[START OF Data lines]

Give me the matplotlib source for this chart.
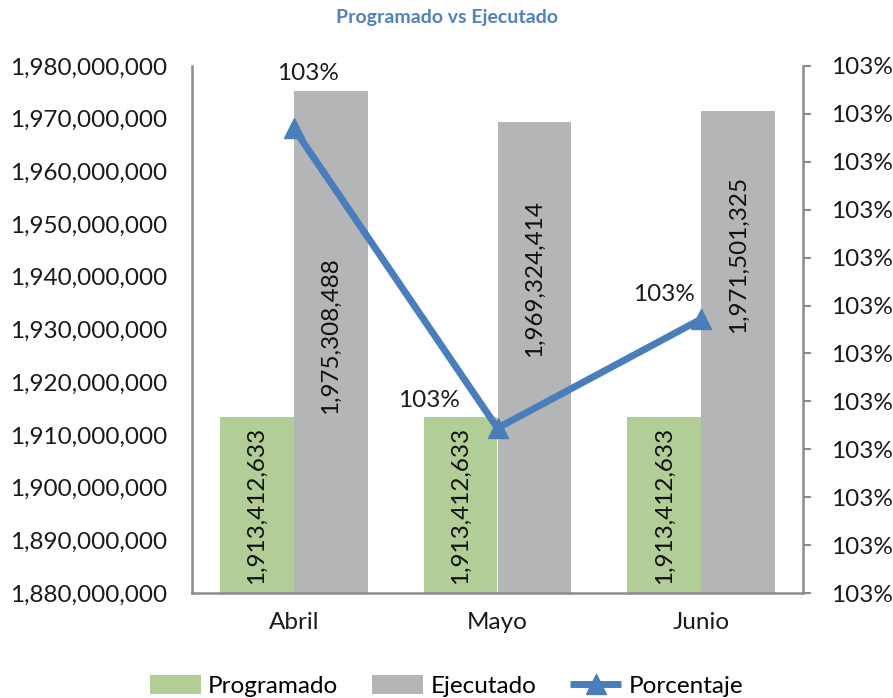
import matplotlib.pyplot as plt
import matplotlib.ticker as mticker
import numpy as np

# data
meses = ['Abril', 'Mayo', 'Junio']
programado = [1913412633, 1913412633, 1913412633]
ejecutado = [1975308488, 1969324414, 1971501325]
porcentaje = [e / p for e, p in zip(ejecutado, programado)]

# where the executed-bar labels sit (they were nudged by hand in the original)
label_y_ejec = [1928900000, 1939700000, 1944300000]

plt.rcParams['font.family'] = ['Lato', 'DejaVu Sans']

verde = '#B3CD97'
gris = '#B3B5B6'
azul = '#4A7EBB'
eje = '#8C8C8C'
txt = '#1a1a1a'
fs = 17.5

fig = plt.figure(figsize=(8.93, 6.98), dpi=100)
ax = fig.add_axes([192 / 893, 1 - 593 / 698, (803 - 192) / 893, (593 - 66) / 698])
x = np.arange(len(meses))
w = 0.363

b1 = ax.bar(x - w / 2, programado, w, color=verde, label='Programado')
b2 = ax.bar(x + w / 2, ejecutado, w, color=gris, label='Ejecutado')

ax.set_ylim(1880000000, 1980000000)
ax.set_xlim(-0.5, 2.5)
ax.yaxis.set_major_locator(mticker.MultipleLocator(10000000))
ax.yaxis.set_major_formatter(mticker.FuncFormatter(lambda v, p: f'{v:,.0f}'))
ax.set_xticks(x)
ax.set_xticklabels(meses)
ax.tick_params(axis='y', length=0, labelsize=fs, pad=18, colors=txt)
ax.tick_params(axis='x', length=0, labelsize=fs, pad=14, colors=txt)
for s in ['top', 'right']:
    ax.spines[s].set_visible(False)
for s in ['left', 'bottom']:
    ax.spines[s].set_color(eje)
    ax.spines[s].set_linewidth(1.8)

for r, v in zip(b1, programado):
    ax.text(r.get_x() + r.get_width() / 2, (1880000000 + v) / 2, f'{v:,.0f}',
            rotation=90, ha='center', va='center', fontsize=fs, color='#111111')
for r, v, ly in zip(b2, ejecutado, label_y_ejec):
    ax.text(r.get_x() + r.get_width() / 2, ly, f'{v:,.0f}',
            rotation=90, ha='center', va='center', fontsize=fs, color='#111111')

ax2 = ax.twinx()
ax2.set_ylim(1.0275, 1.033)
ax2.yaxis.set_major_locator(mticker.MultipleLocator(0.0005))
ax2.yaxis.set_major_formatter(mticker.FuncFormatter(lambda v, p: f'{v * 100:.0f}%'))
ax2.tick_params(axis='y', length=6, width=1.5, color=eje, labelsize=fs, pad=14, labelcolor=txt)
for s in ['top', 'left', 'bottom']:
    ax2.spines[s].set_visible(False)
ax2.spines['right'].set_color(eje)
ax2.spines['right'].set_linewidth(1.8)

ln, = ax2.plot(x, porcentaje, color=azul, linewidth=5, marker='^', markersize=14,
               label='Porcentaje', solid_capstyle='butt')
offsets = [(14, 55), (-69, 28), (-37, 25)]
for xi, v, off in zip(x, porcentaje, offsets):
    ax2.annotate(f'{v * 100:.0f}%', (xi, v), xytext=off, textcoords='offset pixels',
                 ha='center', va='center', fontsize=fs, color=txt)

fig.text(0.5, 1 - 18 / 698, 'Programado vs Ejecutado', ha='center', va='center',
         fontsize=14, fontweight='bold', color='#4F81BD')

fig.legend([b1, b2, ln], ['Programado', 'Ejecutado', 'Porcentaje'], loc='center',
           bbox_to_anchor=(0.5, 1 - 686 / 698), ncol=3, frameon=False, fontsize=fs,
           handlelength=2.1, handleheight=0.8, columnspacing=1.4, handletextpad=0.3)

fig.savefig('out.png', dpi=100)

[END OF Data lines]

**Exercise requirements**
Quote each line of the listing exactly, but leave the pictures out.

**Answer to this problem**
Give me the matplotlib source for this chart.
import matplotlib.pyplot as plt
import matplotlib.ticker as mticker
import numpy as np

# data
meses = ['Abril', 'Mayo', 'Junio']
programado = [1913412633, 1913412633, 1913412633]
ejecutado = [1975308488, 1969324414, 1971501325]
porcentaje = [e / p for e, p in zip(ejecutado, programado)]

# where the executed-bar labels sit (they were nudged by hand in the original)
label_y_ejec = [1928900000, 1939700000, 1944300000]

plt.rcParams['font.family'] = ['Lato', 'DejaVu Sans']

verde = '#B3CD97'
gris = '#B3B5B6'
azul = '#4A7EBB'
eje = '#8C8C8C'
txt = '#1a1a1a'
fs = 17.5

fig = plt.figure(figsize=(8.93, 6.98), dpi=100)
ax = fig.add_axes([192 / 893, 1 - 593 / 698, (803 - 192) / 893, (593 - 66) / 698])
x = np.arange(len(meses))
w = 0.363

b1 = ax.bar(x - w / 2, programado, w, color=verde, label='Programado')
b2 = ax.bar(x + w / 2, ejecutado, w, color=gris, label='Ejecutado')

ax.set_ylim(1880000000, 1980000000)
ax.set_xlim(-0.5, 2.5)
ax.yaxis.set_major_locator(mticker.MultipleLocator(10000000))
ax.yaxis.set_major_formatter(mticker.FuncFormatter(lambda v, p: f'{v:,.0f}'))
ax.set_xticks(x)
ax.set_xticklabels(meses)
ax.tick_params(axis='y', length=0, labelsize=fs, pad=18, colors=txt)
ax.tick_params(axis='x', length=0, labelsize=fs, pad=14, colors=txt)
for s in ['top', 'right']:
    ax.spines[s].set_visible(False)
for s in ['left', 'bottom']:
    ax.spines[s].set_color(eje)
    ax.spines[s].set_linewidth(1.8)

for r, v in zip(b1, programado):
    ax.text(r.get_x() + r.get_width() / 2, (1880000000 + v) / 2, f'{v:,.0f}',
            rotation=90, ha='center', va='center', fontsize=fs, color='#111111')
for r, v, ly in zip(b2, ejecutado, label_y_ejec):
    ax.text(r.get_x() + r.get_width() / 2, ly, f'{v:,.0f}',
            rotation=90, ha='center', va='center', fontsize=fs, color='#111111')

ax2 = ax.twinx()
ax2.set_ylim(1.0275, 1.033)
ax2.yaxis.set_major_locator(mticker.MultipleLocator(0.0005))
ax2.yaxis.set_major_formatter(mticker.FuncFormatter(lambda v, p: f'{v * 100:.0f}%'))
ax2.tick_params(axis='y', length=6, width=1.5, color=eje, labelsize=fs, pad=14, labelcolor=txt)
for s in ['top', 'left', 'bottom']:
    ax2.spines[s].set_visible(False)
ax2.spines['right'].set_color(eje)
ax2.spines['right'].set_linewidth(1.8)

ln, = ax2.plot(x, porcentaje, color=azul, linewidth=5, marker='^', markersize=14,
               label='Porcentaje', solid_capstyle='butt')
offsets = [(14, 55), (-69, 28), (-37, 25)]
for xi, v, off in zip(x, porcentaje, offsets):
    ax2.annotate(f'{v * 100:.0f}%', (xi, v), xytext=off, textcoords='offset pixels',
                 ha='center', va='center', fontsize=fs, color=txt)

fig.text(0.5, 1 - 18 / 698, 'Programado vs Ejecutado', ha='center', va='center',
         fontsize=14, fontweight='bold', color='#4F81BD')

fig.legend([b1, b2, ln], ['Programado', 'Ejecutado', 'Porcentaje'], loc='center',
           bbox_to_anchor=(0.5, 1 - 686 / 698), ncol=3, frameon=False, fontsize=fs,
           handlelength=2.1, handleheight=0.8, columnspacing=1.4, handletextpad=0.3)

fig.savefig('out.png', dpi=100)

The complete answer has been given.